Here’s where the taxpayer gets involved:
The government has a role to play, as well. First, we need to draw attention to these letters and urge borrowers who receive them to act on them. Secretary Jackson and I have been doing just that, recently we sent copies of these letters to all Members of Congress so they can alert their constituents. We are asking governors and mayors to do the same. We will also join HOPE NOW’s efforts to broaden its public service announcement campaign, to spread the word that hope is but a phone call away.
While increased industry funding is very important, we also need to do our part to support non-profit mortgage counseling organizations. For this public outreach campaign to be successful there must be enough trained mortgage counselors to answer the phone when homeowners call. The Administration requested funding for NeighborWorks America and other non-profit mortgage counseling operations in its budget. But the appropriations bill has yet to be finalized; Congress needs to get it done quickly.
I wonder how much this is going to cost us? Not only that, I wonder how much good this going to do?
Topics: Credit, Housing Market, Mortgages | 3 Comments »



December 3rd, 2007 at 7:16 pm
I was really prepared to hate this.

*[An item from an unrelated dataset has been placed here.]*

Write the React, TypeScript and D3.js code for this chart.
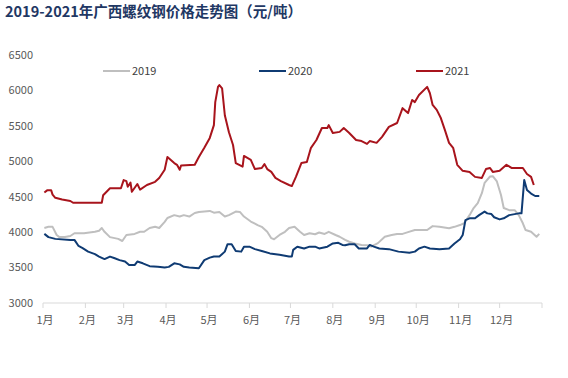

I was. But the taxpayer portion of the “bailout” is largely just increased funding of non-profit mortgage counselors? It could have been a lot worse. Essentially, the mortgage companies are being left to clean their own mess, at their own expense and at the expense of investors in mortgage-backed securities who miscalculated risk. That’s exactly the kind of deterrent that should come from this whole thing.
Sure, I wish I’d had the foresight to buy a home I couldn’t afford so that I could take advantage of this, but I’m pretty sure my risk assessment is better than that of the people who will benefit from this, and I’ll come out ahead in the end.
December 3rd, 2007 at 11:19 pm
The taxpayer will still take a hit. This isn’t over.
All this will do is delay the inevitable. The people who got these exploding subprime ARMs bought too much house. They could barely afford the teaser payments. Their income is not going to go up enough to afford these mortgages even with a couple extra years of the teaser rate.
Someone has to take a loss here. When someone loans money, they expect to get repaid. So either the borrower takes a hit and loses his home, or the investor gets hurt with lower payments. Somewhere the taxpayer will end up paying whether it is bailing out the mortgages or the banks who own/created the CDOs.
December 3rd, 2007 at 11:25 pm
The taxpayer will end up footing the bill one way or another, I fear.
When someone loans money, they expect to be repaid. Usually, if the borrower can’t repay, he loses the house. Paulson is trying to change this rule…at least temporarily. This means the loaner will take a hit. I expect the guv to help out the lenders, meaning the banks, somewhere down the line. They are already creating liquidity with the Fed, which hurts taxpayers in the form of inflation.
This fix only delays the inevitable anyway. Most of these subprime borrowers could barely afford the teaser payments. They won’t be able to afford the full payment even if this is delayed a couple years or so.